**YOUR INSTRUCTIONS**
Write the lines out exactly as they stand, from the one containing "Give me the TikZ source for this diagram." through the one containing "(0,0) rectangle (501,771);", and only those. Omit pictures.
....
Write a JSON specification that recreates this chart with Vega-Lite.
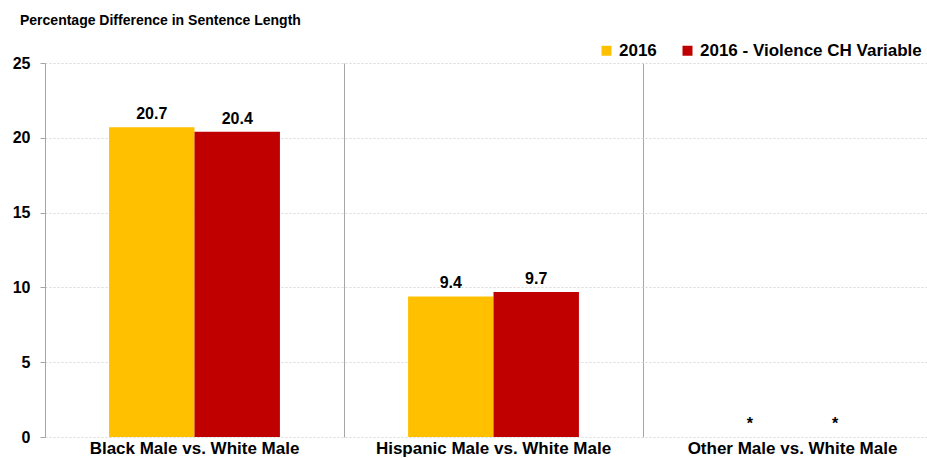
{
  "$schema": "https://vega.github.io/schema/vega-lite/v6.json",
  "autosize": "none",
  "padding": {"left": 45, "top": 63, "right": 0, "bottom": 21},
  "width": 882,
  "height": 374,
  "title": {
    "text": "Percentage Difference in Sentence Length",
    "anchor": "start",
    "frame": "group",
    "dx": -25,
    "offset": 14,
    "font": "Liberation Sans",
    "fontSize": 14,
    "fontWeight": "bold",
    "color": "#000000"
  },
  "data": {
    "values": [
      {"group": "Black Male vs. White Male", "series": "2016", "value": 20.7, "label": "20.7"},
      {"group": "Black Male vs. White Male", "series": "2016 - Violence CH Variable", "value": 20.4, "label": "20.4"},
      {"group": "Hispanic Male vs. White Male", "series": "2016", "value": 9.4, "label": "9.4"},
      {"group": "Hispanic Male vs. White Male", "series": "2016 - Violence CH Variable", "value": 9.7, "label": "9.7"},
      {"group": "Other Male vs. White Male", "series": "2016", "value": 0, "label": "*"},
      {"group": "Other Male vs. White Male", "series": "2016 - Violence CH Variable", "value": 0, "label": "*"}
    ]
  },
  "encoding": {
    "x": {
      "field": "group",
      "type": "nominal",
      "sort": null,
      "scale": {"range": [0, 897], "paddingInner": 0, "paddingOuter": 0},
      "axis": {
        "title": null,
        "labelAngle": 0,
        "domain": false,
        "ticks": false,
        "grid": true,
        "bandPosition": 0,
        "gridColor": "#a6a6a6",
        "gridWidth": 1,
        "labelFont": "Liberation Sans",
        "labelFontSize": 17,
        "labelFontWeight": "bold",
        "labelColor": "#000000",
        "labelLimit": 0,
        "labelPadding": 3
      }
    },
    "xOffset": {
      "field": "series",
      "type": "nominal",
      "sort": null,
      "scale": {"paddingOuter": 0.75, "paddingInner": 0}
    },
    "y": {
      "field": "value",
      "type": "quantitative",
      "scale": {"domain": [0, 25]},
      "axis": {
        "title": null,
        "values": [0, 5, 10, 15, 20, 25],
        "domainColor": "#a6a6a6",
        "tickColor": "#a6a6a6",
        "tickSize": 5,
        "gridColor": "#d9d9d9",
        "gridDash": [2, 2],
        "labelFont": "Liberation Sans",
        "labelFontSize": 16,
        "labelFontWeight": "bold",
        "labelColor": "#000000",
        "labelPadding": 10
      }
    }
  },
  "layer": [
    {
      "mark": {"type": "bar"},
      "encoding": {
        "color": {
          "field": "series",
          "type": "nominal",
          "scale": {"domain": ["2016", "2016 - Violence CH Variable"], "range": ["#FFC000", "#C00000"]},
          "legend": {
            "title": null,
            "orient": "none",
            "legendX": 553,
            "legendY": -21,
            "direction": "horizontal",
            "symbolType": "square",
            "symbolSize": 100,
            "symbolStrokeWidth": 0,
            "columnPadding": 22,
            "labelFont": "Liberation Sans",
            "labelFontSize": 17,
            "labelFontWeight": "bold",
            "labelColor": "#000000",
            "labelLimit": 0,
            "labelOffset": 4
          }
        }
      }
    },
    {
      "mark": {
        "type": "text",
        "baseline": "bottom",
        "dy": -5,
        "font": "Liberation Sans",
        "fontSize": 16,
        "fontWeight": "bold",
        "color": "#000000"
      },
      "encoding": {"text": {"field": "label"}}
    }
  ],
  "config": {"view": {"stroke": null}}
}
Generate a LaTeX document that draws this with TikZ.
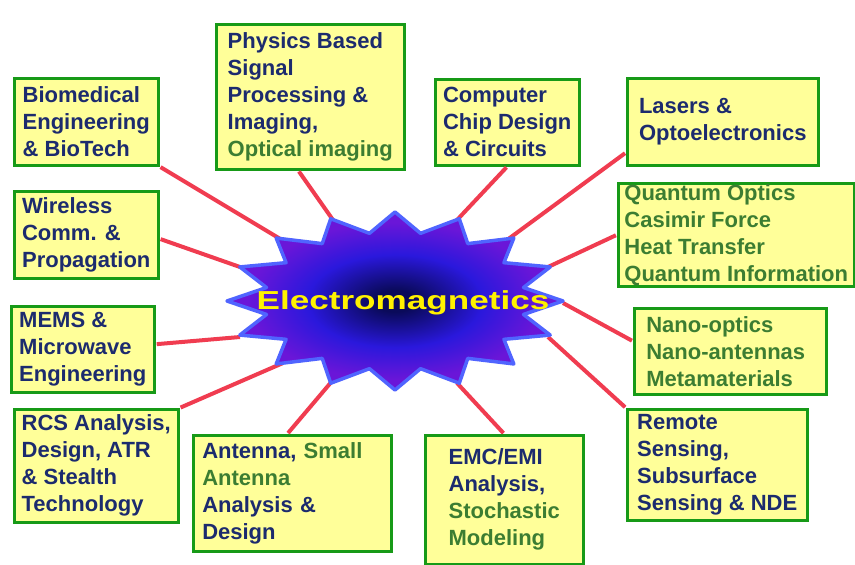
\documentclass[tikz,border=0pt]{standalone}
\usepackage{fontspec}
\setmainfont{Liberation Sans}

\definecolor{navytext}{HTML}{1C2B6E}
\definecolor{greentext}{HTML}{3C7D32}
\definecolor{boxgreen}{HTML}{179A17}
\definecolor{boxyellow}{HTML}{FFFF99}
\definecolor{linkred}{HTML}{F03C50}
\definecolor{starcore}{HTML}{0A0A5A}
\definecolor{starmid}{HTML}{2A18DC}
\definecolor{startip}{HTML}{6A16D8}
\definecolor{starrim}{HTML}{5064FF}
\pgfdeclareradialshading{starglow}{\pgfpoint{0bp}{0bp}}{color(0bp)=(starcore); color(3bp)=(starcore); color(13bp)=(starmid); color(22bp)=(startip); color(50bp)=(startip)}

\begin{document}
\begin{tikzpicture}[x=1pt, y=-1pt,
    topic/.style={draw=boxgreen, line width=2.5pt, fill=boxyellow, anchor=north west,
      align=left, inner xsep=3pt, inner ysep=0pt, text=navytext,
      font=\fontsize{22}{27}\selectfont\bfseries},
    link/.style={draw=linkred, line width=4pt, shorten <=1.2pt}]

    \useasboundingbox[fill=white] (0,0) rectangle (855,565);

    % topics round the star
    \node[topic, minimum width=144pt, minimum height=87pt] (bio) at (13,77) {Biomedical\\Engineering\\\& BioTech};
    \node[topic, minimum width=188pt, minimum height=145pt] (phys) at (215,23) {Physics Based\\Signal\\Processing \&\\Imaging,\\{\color{greentext}Optical imaging}};
    \node[topic, minimum width=144pt, minimum height=86pt] (chip) at (434,78) {Computer\\Chip Design\\\& Circuits};
    \node[topic, minimum width=191pt, minimum height=87pt] (laser) at (626,77) {Lasers \&\\Optoelectronics};
    \node[topic, minimum width=236pt, minimum height=103pt, text=greentext] (quant) at (617,182) {Quantum Optics\\Casimir Force\\Heat Transfer\\Quantum Information};
    \node[topic, minimum width=144pt, minimum height=87pt] (wire) at (13,190) {Wireless\\Comm. \&\\Propagation};
    \node[topic, minimum width=143pt, minimum height=86pt] (mems) at (10,305) {MEMS \&\\Microwave\\Engineering};
    \node[topic, minimum width=192pt, minimum height=86pt, text width=168pt, inner xsep=12pt, text=greentext] (nano) at (633,307) {Nano-optics\\Nano-antennas\\Metamaterials};
    \node[topic, minimum width=164pt, minimum height=113pt] (rcs) at (13,408) {RCS Analysis,\\Design, ATR\\\& Stealth\\Technology};
    \node[topic, minimum width=198pt, minimum height=116pt, text width=180pt, inner xsep=9pt] (ant) at (192,434) {Antenna, {\color{greentext}Small}\\{\color{greentext}Antenna}\\Analysis \&\\Design};
    \node[topic, minimum width=158pt, minimum height=129pt] (emc) at (424,434) {EMC/EMI\\Analysis,\\{\color{greentext}Stochastic}\\{\color{greentext}Modeling}};
    \node[topic, minimum width=180pt, minimum height=111pt] (remote) at (626,408) {Remote\\Sensing,\\Subsurface\\Sensing \& NDE};

    % where the links meet the star
    \coordinate (bio-in) at (282,240);
    \coordinate (phys-in) at (333,220);
    \coordinate (chip-in) at (457,220);
    \coordinate (laser-in) at (507,240);
    \coordinate (quant-in) at (548,267);
    \coordinate (wire-in) at (240,267);
    \coordinate (mems-in) at (240,337);
    \coordinate (nano-in) at (563,303);
    \coordinate (rcs-in) at (283,363);
    \coordinate (ant-in) at (333,380);
    \coordinate (emc-in) at (457,383);
    \coordinate (remote-in) at (548,337);

    \draw[link] (bio.south east) -- (bio-in);
    \draw[link] ([xshift=-12pt]phys.south) -- (phys-in);
    \draw[link] (chip.south) -- (chip-in);
    \draw[link] ([yshift=14pt]laser.south west) -- (laser-in);
    \draw[link] (quant.west) -- (quant-in);
    \draw[link] ([yshift=-4pt]wire.east) -- (wire-in);
    \draw[link] ([yshift=5pt]mems.east) -- (mems-in);
    \draw[link] ([yshift=10pt]nano.west) -- (nano-in);
    \draw[link] (rcs.north east) -- (rcs-in);
    \draw[link] ([xshift=-5pt]ant.north) -- (ant-in);
    \draw[link] (emc.north) -- (emc-in);
    \draw[link] (remote.north west) -- (remote-in);

    % the star
    \begin{scope}[shift={(395,301)}]
      \path[draw=starrim, line width=3.5pt, line join=round, shading=starglow]
        (0:168 and 89) \foreach \a in {0,22.5,...,315} { -- ({\a+11.25}:131 and 69) -- ({\a+22.5}:168 and 89) }
        -- (348.75:131 and 69) -- cycle;
    \end{scope}
    \node[font=\fontsize{26}{30}\selectfont\bfseries, text=yellow] (em) at (403,303) {\scalebox{1.35}[1]{Electromagnetics}};
\end{tikzpicture}
\end{document}
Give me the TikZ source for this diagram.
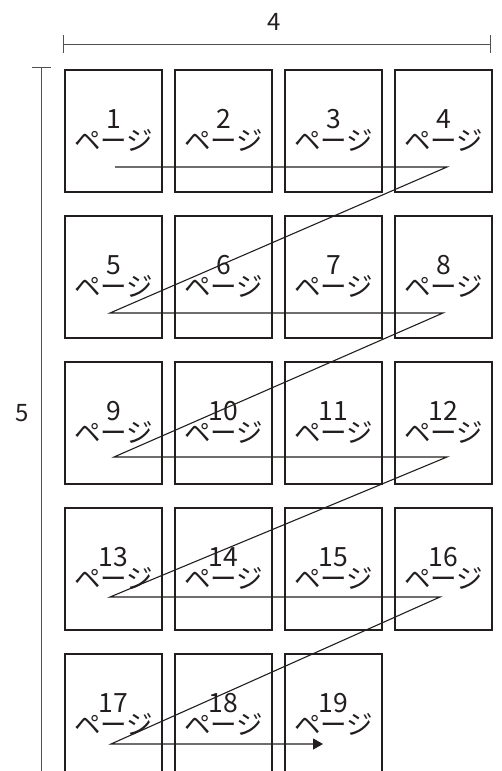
\documentclass[tikz,border=0pt]{standalone}
\usepackage{fontspec}
\setmainfont{Noto Sans CJK JP}
\definecolor{inkgray}{RGB}{35,30,30}
\definecolor{dimgray}{RGB}{80,80,80}
\usetikzlibrary{arrows.meta, positioning}

\begin{document}
\begin{tikzpicture}[
      x=1pt, y=-1pt,
      node distance=24pt and 13pt,
      page/.style={rectangle, draw=inkgray, line width=2pt, outer sep=0pt, inner sep=0pt, minimum width=97pt, minimum height=122pt, align=center, text=inkgray, font={\fontsize{26.5}{22.5}\selectfont\lineskiplimit=-30pt}},
      order/.style={line width=1.1pt, inkgray},
      dim/.style={line width=1pt, dimgray},
      dimlabel/.style={text=inkgray, font=\fontsize{24}{24}\selectfont},
    ]
    \useasboundingbox (0,0) rectangle (501,771);

    % dimensions
    \coordinate (wl) at (63,44);
    \coordinate (wr) at (491,44);
    \coordinate (ht) at (41,67);
    \coordinate (hb) at (41,775);
    \draw[dim, {Bar[width=18pt]}-{Bar[width=18pt]}] (wl) -- (wr);
    \draw[dim, {Bar[width=19pt]}-] (ht) -- (hb);
    \node[dimlabel] (wnum) at (274,22) {4};
    \node[dimlabel] (hnum) at (22,413) {5};

    % pages
    \node[page] (p1) at (113.5,130.5) {1\\ページ};
    \node[page, right=of p1] (p2) {2\\ページ};
    \node[page, right=of p2] (p3) {3\\ページ};
    \node[page, right=of p3] (p4) {4\\ページ};
    \node[page, below=of p1] (p5) {5\\ページ};
    \node[page, right=of p5] (p6) {6\\ページ};
    \node[page, right=of p6] (p7) {7\\ページ};
    \node[page, right=of p7] (p8) {8\\ページ};
    \node[page, below=of p5] (p9) {9\\ページ};
    \node[page, right=of p9] (p10) {10\\ページ};
    \node[page, right=of p10] (p11) {11\\ページ};
    \node[page, right=of p11] (p12) {12\\ページ};
    \node[page, below=of p9] (p13) {13\\ページ};
    \node[page, right=of p13] (p14) {14\\ページ};
    \node[page, right=of p14] (p15) {15\\ページ};
    \node[page, right=of p15] (p16) {16\\ページ};
    \node[page, below=of p13] (p17) {17\\ページ};
    \node[page, right=of p17] (p18) {18\\ページ};
    \node[page, right=of p18] (p19) {19\\ページ};

    % reading order
    \coordinate (s1) at (115,167);
    \coordinate (e1) at (447,167);
    \coordinate (s2) at (110,313);
    \coordinate (e2) at (443,313);
    \coordinate (s3) at (114,457);
    \coordinate (e3) at (447,457);
    \coordinate (s4) at (110,597);
    \coordinate (e4) at (440,597);
    \coordinate (s5) at (111,744);
    \coordinate (e5) at (323,744);
    \draw[order, -{Triangle[length=10pt, width=11pt]}]
      (s1) -- (e1) -- (s2) -- (e2) -- (s3) -- (e3) -- (s4) -- (e4) -- (s5) -- (e5);
  \end{tikzpicture}
\end{document}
....
**SOLUTION TO THIS TASK**
Give me the TikZ source for this diagram.
\documentclass[tikz,border=0pt]{standalone}
\usepackage{fontspec}
\setmainfont{Noto Sans CJK JP}
\definecolor{inkgray}{RGB}{35,30,30}
\definecolor{dimgray}{RGB}{80,80,80}
\usetikzlibrary{arrows.meta, positioning}

\begin{document}
\begin{tikzpicture}[
      x=1pt, y=-1pt,
      node distance=24pt and 13pt,
      page/.style={rectangle, draw=inkgray, line width=2pt, outer sep=0pt, inner sep=0pt, minimum width=97pt, minimum height=122pt, align=center, text=inkgray, font={\fontsize{26.5}{22.5}\selectfont\lineskiplimit=-30pt}},
      order/.style={line width=1.1pt, inkgray},
      dim/.style={line width=1pt, dimgray},
      dimlabel/.style={text=inkgray, font=\fontsize{24}{24}\selectfont},
    ]
    \useasboundingbox (0,0) rectangle (501,771);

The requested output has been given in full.